The original deal pews survive with panelled bench ends and mahogany top rails. They were lowered and their doors removed in 1901, and were rearranged to form a central walkway. The gallery retains seven tiers of original seating on the south side. The windows contain green and yellow glass, probably of late 19th or early 20th-century date. The lunette over the altar was blocked internally around 1900–6; of the original glazing of 1827, about half survives, arranged in eight concentric bands with rays of glory, running scrolls, fleurs-de-lys, paterae and palmettes, mainly in gold and red. The Blessed Sacrament altar on the ritual north side has a Gothic reredos of gilded oak, designed for the high altar in 1902. The high altar and oak communion rail date from 1959, as does the large crucifixion figure hanging behind it, carved by Francis Stevens of Faith Craft Studios. To its south stands one of the two original pulpits, painted and gilded timber, square on plan with a single panel on each face and fluted and chamfered angles. It has been lowered during one of the reorderings. The staircase to the pulpit has stick balusters and ramped mahogany rails. An octagonal Gothic font dates from 1864.

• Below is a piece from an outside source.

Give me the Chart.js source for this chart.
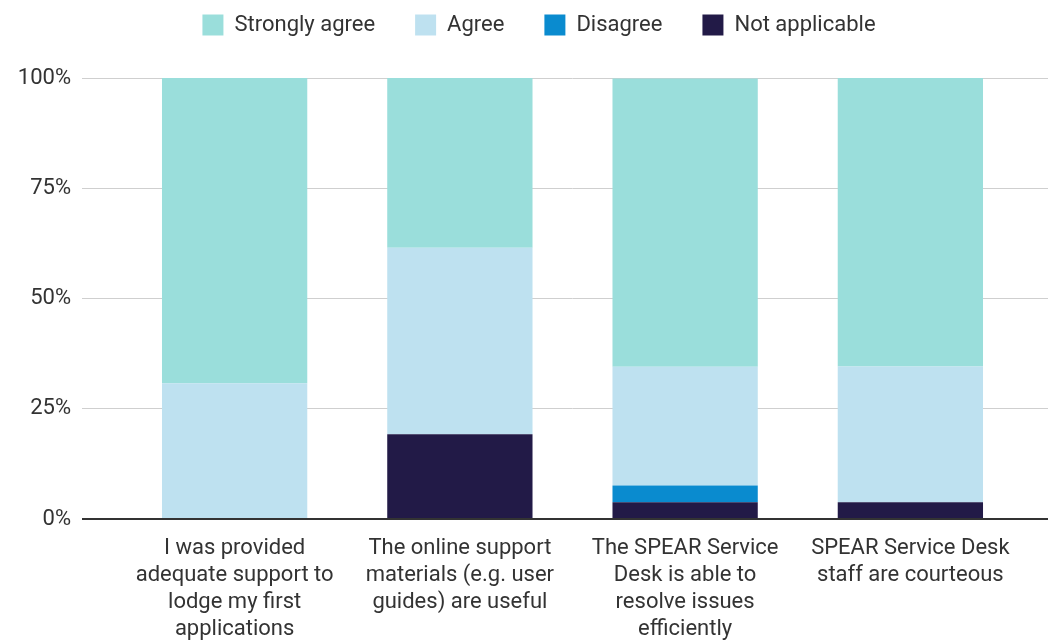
<!DOCTYPE html>
<html>
<head>
<meta charset="utf-8">
<script src="https://cdn.jsdelivr.net/npm/chart.js@4"></script>
<style>
  html, body { margin: 0; padding: 0; background: #fff; }
  #wrap { width: 1048px; height: 642px; position: relative; }
</style>
</head>
<body>
<div id="wrap"><canvas id="c"></canvas></div>
<script>
// survey statements
const CATS = [
    ['I was provided', 'adequate support to', 'lodge my first', 'applications'],
    ['The online support', 'materials (e.g. user', 'guides) are useful'],
    ['The SPEAR Service', 'Desk is able to', 'resolve issues', 'efficiently'],
    ['SPEAR Service Desk', 'staff are courteous']
];

// share of respondents, %
const NOT_APPLICABLE = [0, 19.2, 3.8, 3.8];
const DISAGREE = [0, 0, 3.8, 0];
const AGREE = [30.8, 42.3, 26.9, 30.8];
const STRONGLY_AGREE = [69.2, 38.5, 65.4, 65.4];

const Y_TICKS = [0, 25, 50, 75, 100];

const FONT = { family: 'Roboto, "Noto Sans", sans-serif', size: 22 };
const TXT = '#333';

const gridColor = c => (c.tick && c.tick.value === 0) ? '#333' : '#cfcfcf';
const gridWidth = c => (c.tick && c.tick.value === 0) ? 2 : 1;

function ds(label, data, color) {
    return {
        label: label,
        data: data,
        backgroundColor: color,
        borderWidth: 0,
        categoryPercentage: 1,
        barPercentage: 0.645
    };
}

// legend: fixed height, nudged right/up
const legendTweak = {
    id: 'legendTweak',
    beforeInit(chart) {
        const lg = chart.legend;
        const fit = lg.fit;
        lg.fit = function () {
            fit.bind(lg)();
            this.height = 78;
        };
        const draw = lg.draw;
        lg.draw = function () {
            const ctx = this.ctx;
            ctx.save();
            ctx.translate(15, -26);
            draw.bind(lg)();
            ctx.restore();
        };
    }
};

new Chart(document.getElementById('c'), {
    type: 'bar',
    data: {
        labels: CATS,
        datasets: [
            ds('Not applicable', NOT_APPLICABLE, '#221a47'),
            ds('Disagree', DISAGREE, '#0a8bcf'),
            ds('Agree', AGREE, '#bee1f0'),
            ds('Strongly agree', STRONGLY_AGREE, '#9adedb')
        ]
    },
    options: {
        responsive: true,
        maintainAspectRatio: false,
        animation: false,
        layout: { padding: 0 },
        plugins: {
            tooltip: { enabled: false },
            legend: {
                position: 'top',
                reverse: true,
                labels: {
                    color: TXT,
                    font: FONT,
                    boxWidth: 21,
                    boxHeight: 21,
                    padding: 40
                }
            }
        },
        scales: {
            x: {
                stacked: true,
                grid: { display: false },
                border: { display: true, color: '#333', width: 2, z: 1 },
                ticks: {
                    color: TXT,
                    font: { ...FONT, lineHeight: 1.23 },
                    padding: 8,
                    maxRotation: 0,
                    autoSkip: false
                },
                afterFit(s) { s.height = 123; }
            },
            y: {
                stacked: true,
                min: 0,
                max: 100,
                afterBuildTicks(s) { s.ticks = Y_TICKS.map(v => ({ value: v })); },
                border: { display: false },
                grid: { color: gridColor, lineWidth: gridWidth, tickLength: 40 },
                ticks: {
                    color: TXT,
                    font: FONT,
                    padding: 11,
                    callback: v => v + '%'
                },
                afterFit(s) { s.width = 122; }
            },
            y2: {
                position: 'right',
                min: 0,
                max: 100,
                afterBuildTicks(s) { s.ticks = Y_TICKS.map(v => ({ value: v })); },
                border: { display: false },
                grid: { color: gridColor, lineWidth: gridWidth, tickLength: 25, drawOnChartArea: false },
                ticks: { display: false },
                afterFit(s) { s.width = 25; }
            }
        }
    },
    plugins: [legendTweak]
});
</script>
</body>
</html>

The 1991 additions comprise a low hall and vestry connected to the building by a glazed corridor that encloses two sides of a small courtyard behind the chancel. The new work is generally contextual in style, with arched openings, slate roofs and rendered walls. The church sits at the top of a slope with a central path from the gates, flanked by numerous 19th-century gravestones. The main gate has ashlar piers with an iron overthrow and lamp, dated 1850.

Adjustments to the seating began in 1849 (recorded in the ICBS archive). The left-hand pulpit and reading desk were removed in 1854, and a gallery organ was installed in 1857. The church reopened after Ponting's reordering in November 1901, by which time elements of Anglo-Catholic worship had been introduced. Later reorderings included the addition of two side altars.